No es novedad que las tecnologías de la información y comunicación han invadido de diferentes maneras y con distintos formatos nuestra vida cotidiana y especialmente la educación. Los jóvenes tienen el mundo en las yemas de los dedos a través de las tecnologías; ellas atraviesan sus modos de pensar, aprender y conocer, razón por la cual es de relevancia que las instituciones educativas, docentes y responsables de su formación identifiquemos y reconozcamos las tendencias culturales. La inmediatez, lo instantáneo, lo nuevo, las diversidades predominan en sus actividades.
Aquí es pertinente considerar la propuesta de Maggio (2012), quién expresa “lo primero que debemos hacer es reconocer lo que los alumnos hacen” (p.153), preguntarnos qué son capaces de hacer, cuáles son sus preferencias tecnológicas, en qué actividades las usan y cómo usan las tecnologías, qué valor les asignan en sus procesos de estudio y producción.

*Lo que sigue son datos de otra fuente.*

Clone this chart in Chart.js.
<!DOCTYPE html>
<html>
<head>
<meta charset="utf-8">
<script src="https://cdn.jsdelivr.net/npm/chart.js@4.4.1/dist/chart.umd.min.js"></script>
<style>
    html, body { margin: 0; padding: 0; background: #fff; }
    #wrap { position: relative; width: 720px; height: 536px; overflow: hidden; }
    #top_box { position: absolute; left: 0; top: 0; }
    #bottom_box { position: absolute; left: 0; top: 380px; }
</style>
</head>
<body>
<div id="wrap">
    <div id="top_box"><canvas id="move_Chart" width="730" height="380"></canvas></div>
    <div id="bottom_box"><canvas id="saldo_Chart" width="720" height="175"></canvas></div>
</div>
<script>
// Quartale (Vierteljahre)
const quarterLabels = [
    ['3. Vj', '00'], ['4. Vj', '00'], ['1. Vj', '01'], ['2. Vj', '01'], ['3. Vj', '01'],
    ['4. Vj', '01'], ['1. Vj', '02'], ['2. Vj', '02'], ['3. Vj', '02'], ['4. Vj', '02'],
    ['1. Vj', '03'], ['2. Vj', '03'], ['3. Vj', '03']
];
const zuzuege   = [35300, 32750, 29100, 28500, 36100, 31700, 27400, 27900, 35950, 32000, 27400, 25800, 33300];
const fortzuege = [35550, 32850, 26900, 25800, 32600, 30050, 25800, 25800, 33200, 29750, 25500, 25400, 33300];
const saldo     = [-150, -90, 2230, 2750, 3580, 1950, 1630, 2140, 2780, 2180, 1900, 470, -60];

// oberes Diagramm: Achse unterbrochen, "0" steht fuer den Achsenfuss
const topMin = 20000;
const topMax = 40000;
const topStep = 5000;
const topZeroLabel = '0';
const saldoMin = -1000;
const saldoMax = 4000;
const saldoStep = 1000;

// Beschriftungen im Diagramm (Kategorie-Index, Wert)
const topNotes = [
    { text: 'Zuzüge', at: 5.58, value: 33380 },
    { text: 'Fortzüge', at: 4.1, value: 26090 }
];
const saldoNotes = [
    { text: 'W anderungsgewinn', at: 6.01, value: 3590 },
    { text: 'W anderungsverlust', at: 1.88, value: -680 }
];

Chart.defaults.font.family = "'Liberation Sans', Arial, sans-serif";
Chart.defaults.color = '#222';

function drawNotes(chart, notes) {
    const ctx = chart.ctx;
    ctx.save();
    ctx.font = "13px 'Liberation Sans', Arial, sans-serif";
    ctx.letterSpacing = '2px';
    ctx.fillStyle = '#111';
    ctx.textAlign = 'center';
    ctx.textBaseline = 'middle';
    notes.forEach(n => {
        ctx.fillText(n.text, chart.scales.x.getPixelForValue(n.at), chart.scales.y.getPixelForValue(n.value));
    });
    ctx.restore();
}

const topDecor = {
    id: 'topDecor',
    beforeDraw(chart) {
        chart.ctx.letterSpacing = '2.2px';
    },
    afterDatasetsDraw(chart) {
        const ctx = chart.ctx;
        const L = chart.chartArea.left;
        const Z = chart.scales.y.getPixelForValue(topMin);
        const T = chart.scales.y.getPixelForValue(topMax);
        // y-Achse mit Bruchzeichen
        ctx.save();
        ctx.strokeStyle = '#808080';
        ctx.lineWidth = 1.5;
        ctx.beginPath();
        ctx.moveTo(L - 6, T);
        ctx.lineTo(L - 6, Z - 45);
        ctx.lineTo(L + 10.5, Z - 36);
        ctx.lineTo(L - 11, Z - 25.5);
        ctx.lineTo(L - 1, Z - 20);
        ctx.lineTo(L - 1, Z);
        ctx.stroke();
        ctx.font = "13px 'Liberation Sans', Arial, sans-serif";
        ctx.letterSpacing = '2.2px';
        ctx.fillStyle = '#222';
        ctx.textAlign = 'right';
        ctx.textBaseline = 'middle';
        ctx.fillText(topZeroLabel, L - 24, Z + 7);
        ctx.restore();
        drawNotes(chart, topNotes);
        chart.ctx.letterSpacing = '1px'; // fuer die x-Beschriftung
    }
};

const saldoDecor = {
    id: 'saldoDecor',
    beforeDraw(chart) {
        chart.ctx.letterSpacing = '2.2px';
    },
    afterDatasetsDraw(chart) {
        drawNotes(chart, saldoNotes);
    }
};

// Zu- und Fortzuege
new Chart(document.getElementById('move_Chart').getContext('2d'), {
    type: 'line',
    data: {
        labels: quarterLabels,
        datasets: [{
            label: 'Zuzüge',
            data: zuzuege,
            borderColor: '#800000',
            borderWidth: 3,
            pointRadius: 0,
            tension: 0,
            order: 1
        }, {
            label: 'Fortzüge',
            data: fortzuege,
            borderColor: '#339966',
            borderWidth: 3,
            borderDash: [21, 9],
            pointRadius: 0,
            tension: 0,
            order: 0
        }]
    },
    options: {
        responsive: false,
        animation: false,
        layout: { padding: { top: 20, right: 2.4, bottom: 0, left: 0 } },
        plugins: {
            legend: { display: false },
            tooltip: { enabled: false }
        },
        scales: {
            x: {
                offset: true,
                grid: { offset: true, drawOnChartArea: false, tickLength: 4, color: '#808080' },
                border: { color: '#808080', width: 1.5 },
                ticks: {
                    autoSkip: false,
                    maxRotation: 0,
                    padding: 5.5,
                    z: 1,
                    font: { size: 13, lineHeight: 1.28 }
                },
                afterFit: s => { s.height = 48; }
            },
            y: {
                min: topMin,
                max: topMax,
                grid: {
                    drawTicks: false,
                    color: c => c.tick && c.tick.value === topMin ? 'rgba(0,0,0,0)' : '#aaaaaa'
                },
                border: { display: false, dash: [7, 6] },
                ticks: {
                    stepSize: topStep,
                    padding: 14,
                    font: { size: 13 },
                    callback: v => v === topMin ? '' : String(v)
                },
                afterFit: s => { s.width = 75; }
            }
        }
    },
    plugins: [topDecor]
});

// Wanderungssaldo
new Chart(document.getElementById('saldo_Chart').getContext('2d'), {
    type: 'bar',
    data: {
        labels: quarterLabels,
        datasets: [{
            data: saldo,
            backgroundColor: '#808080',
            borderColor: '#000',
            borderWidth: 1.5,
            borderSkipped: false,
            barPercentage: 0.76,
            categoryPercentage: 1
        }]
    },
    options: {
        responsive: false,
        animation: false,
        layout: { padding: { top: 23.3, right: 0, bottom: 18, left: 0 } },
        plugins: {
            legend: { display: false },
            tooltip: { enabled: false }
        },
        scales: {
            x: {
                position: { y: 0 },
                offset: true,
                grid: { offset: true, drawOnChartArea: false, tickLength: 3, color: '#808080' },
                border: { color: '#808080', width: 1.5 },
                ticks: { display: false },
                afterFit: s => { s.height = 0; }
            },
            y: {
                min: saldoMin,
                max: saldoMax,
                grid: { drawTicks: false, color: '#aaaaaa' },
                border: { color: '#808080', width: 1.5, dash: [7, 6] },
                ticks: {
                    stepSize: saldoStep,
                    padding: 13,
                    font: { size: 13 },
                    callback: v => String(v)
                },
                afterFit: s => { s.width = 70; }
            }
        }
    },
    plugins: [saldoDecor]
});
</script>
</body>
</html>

Esto significa reconocer el valor de los “usos culturales y formas cognitivas del mismo modo como deberíamos tener en cuenta los estilos cognitivos propios de los sujetos culturales que son nuestros alumnos” (p.153)

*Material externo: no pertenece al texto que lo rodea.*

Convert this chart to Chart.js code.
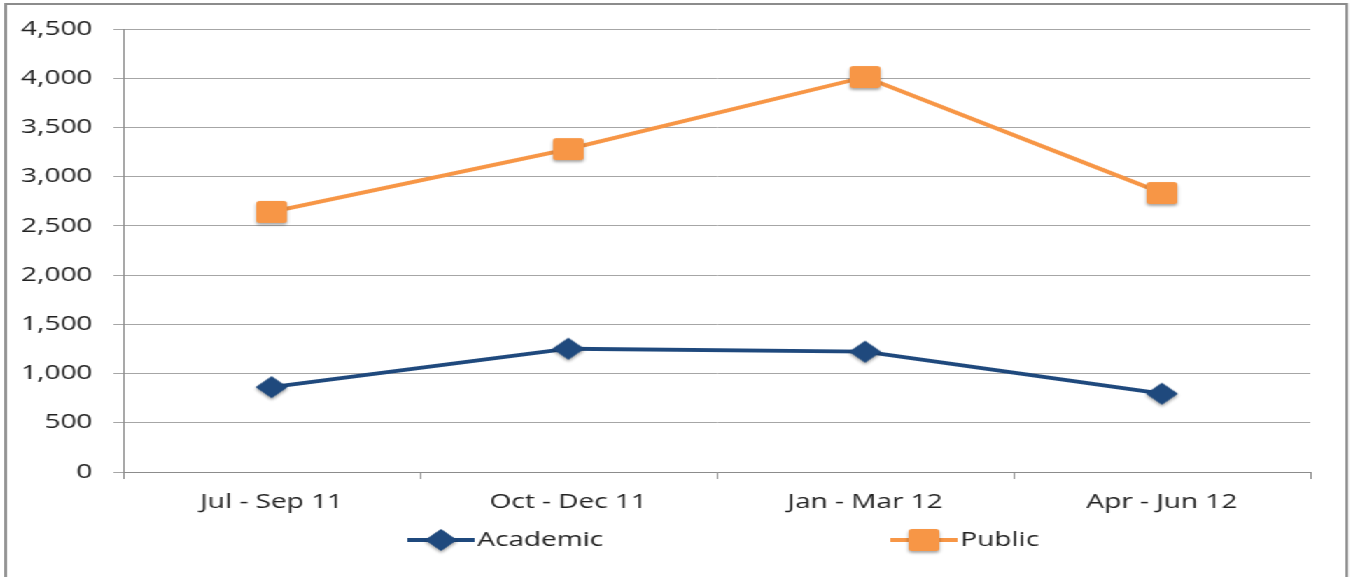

Resulta evidente la necesidad de empoderar a nuestros alumnos con capacidades que los ayuden a mejorar su autonomía, la toma de decisiones, la identificación de sus propias necesidades.

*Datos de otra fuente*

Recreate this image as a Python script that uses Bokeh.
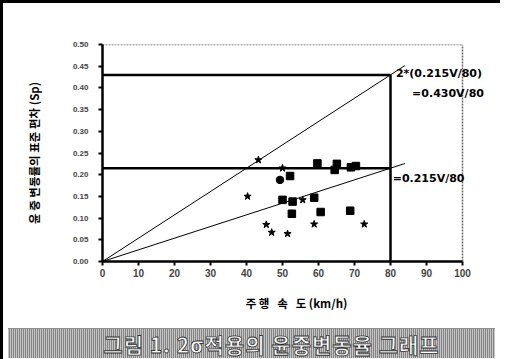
from bokeh.plotting import figure
from bokeh.models import ColumnDataSource, Label, Div, FixedTicker, NumeralTickFormatter
from bokeh.layouts import column
from bokeh.embed import file_html
from bokeh.resources import INLINE

# ---- data ----
speed = [43.3, 50.0, 59.7, 52.1, 49.3, 40.3, 50.0, 52.8, 55.6, 58.8, 52.6,
         60.6, 45.5, 47.0, 51.4, 58.8, 64.5, 65.1, 69.0, 70.4, 68.8, 72.7]
sp = [0.234, 0.215, 0.226, 0.197, 0.188, 0.150, 0.142, 0.138, 0.142, 0.147, 0.110,
      0.114, 0.085, 0.067, 0.064, 0.086, 0.211, 0.225, 0.217, 0.220, 0.117, 0.086]
markers = ["star", "star", "square", "square", "circle", "star", "square", "square",
           "star", "square", "square", "square", "star", "star", "star", "star",
           "square", "square", "square", "square", "square", "star"]

sigma1 = 0.215          # 1σ limit at reference speed
sigma2 = 0.430          # 2σ limit
v_ref = 80              # reference speed km/h
v_ext = 84              # extent of slope lines
x_max = 100
y_max = 0.5
x_ticks = [0, 10, 20, 30, 40, 50, 60, 70, 80, 90, 100]
y_ticks = [0.00, 0.05, 0.10, 0.15, 0.20, 0.25, 0.30, 0.35, 0.40, 0.45, 0.50]

FONT = "Liberation Sans"

W, H = 487, 320
ML, MR, MT, MB = 99, 0, 41, 62
frame_w = W - ML - MR
x_end = x_max * frame_w / 360.0   # 100 units span 360 px

p = figure(width=W, height=H, x_range=(0, x_end), y_range=(0, y_max),
           output_backend="svg", toolbar_location=None,
           min_border_left=ML, min_border_right=MR, min_border_top=MT,
           min_border_bottom=MB)
p.xgrid.visible = False
p.ygrid.visible = False
p.outline_line_color = None

p.xaxis.ticker = FixedTicker(ticks=x_ticks)
p.xaxis.bounds = (0, x_max)
p.yaxis.ticker = FixedTicker(ticks=y_ticks)
p.yaxis.formatter = NumeralTickFormatter(format="0.00")
for ax in (p.xaxis, p.yaxis):
    ax.axis_line_width = 2.5
    ax.axis_line_color = "black"
    ax.major_tick_line_width = 2
    ax.major_tick_in = 0
    ax.major_tick_out = 4
    ax.minor_tick_line_color = None
    ax.major_label_text_font = FONT
    ax.major_label_text_font_style = "bold"
    ax.major_label_text_color = "#444444"
    ax.axis_label_text_font = "Noto Sans CJK KR"
    ax.axis_label_text_font_style = "bold"
    ax.axis_label_text_font_size = "11.5px"
    ax.axis_label_text_color = "black"
p.xaxis.major_label_text_font_size = "10px"
p.yaxis.major_label_text_font_size = "8px"
p.yaxis.major_label_standoff = 10
p.xaxis.major_label_standoff = 3
p.xaxis.axis_label = "주\u00a0행\u00a0\u00a0\u00a0속\u00a0\u00a0\u00a0도\u00a0(km/h)"
p.yaxis.axis_label = "윤\u00a0중\u00a0변동률의\u00a0표준\u00a0편차\u00a0(Sp)"
p.yaxis.axis_label_standoff = 28
p.xaxis.axis_label_standoff = 15

# dotted frame on top and right
p.line([0, x_max], [y_max, y_max], line_color="#666666", line_dash="2 1", line_width=1.5)
p.line([x_max, x_max], [0, y_max], line_color="#666666", line_dash="2 1", line_width=1.5)

# slope lines
p.line([0, v_ext], [0, sigma2 / v_ref * v_ext], line_color="black", line_width=1)
p.line([0, v_ext], [0, sigma1 / v_ref * v_ext], line_color="black", line_width=1)
# horizontal / vertical limit lines
p.line([0, v_ref], [sigma2, sigma2], line_color="black", line_width=2.5)
p.line([0, v_ref], [sigma1, sigma1], line_color="black", line_width=2.5)
p.line([v_ref, v_ref], [0, sigma2], line_color="black", line_width=2.5)

src = ColumnDataSource(dict(x=speed, y=sp, m=markers))
p.scatter("x", "y", marker="m", source=src, size=7.5, fill_color="black",
          line_color="black")

lab_kw = dict(text_font="DejaVu Sans", text_font_style="bold", text_font_size="11px",
              text_color="black", text_baseline="middle")
p.add_layout(Label(x=81.5, y=sigma2 + 0.003, text="2*(0.215V/80)", **lab_kw))
p.add_layout(Label(x=86.0, y=0.386, text="=0.430V/80", **lab_kw))
p.add_layout(Label(x=80.6, y=0.192, text="=0.215V/80", **lab_kw))

cap = Div(text="그림 1. 2σ적용의 윤중변동율 그래프", width=W, height=30,
          styles={"background-color": "#9d9d9d",
                  "background-image": "repeating-linear-gradient(90deg, #c4c4c4 0 1px, #858585 1px 2px)",
                  "color": "white", "font-family": "Noto Sans CJK KR",
                  "font-weight": "bold", "font-size": "21px",
                  "letter-spacing": "1px", "white-space": "nowrap",
                  "text-align": "center", "line-height": "30px",
                  "-webkit-text-stroke": "0.8px #333333",
                  "width": f"{W}px", "padding-left": "40px",
                  "box-sizing": "border-box", "overflow": "hidden",
                  "border-top": "1px dotted #999999"})

layout = column(p, cap, styles={"border-left": "3px solid black",
                                "border-top": "3px solid black"})

open("out.html", "w").write(file_html(layout, INLINE))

Ante esta realidad, cabe preguntarnos, ¿Cuáles son las tendencias culturales de nuestros alumnos en relación al uso de las tecnologías? ¿Qué materiales educativos digitales prefieren? ¿se inclinan por lo hipertextual, por el texto plano, por lo multimedial? ¿eligen los grandes relatos o las micro narrativas? ¿La intencionalidad pedagógica de nuestras prácticas de enseñanza atiende a funciones cognitivas? ¿Cuándo utilizamos tecnologías de diferente complejidad priorizamos el “efecto de la tecnología”?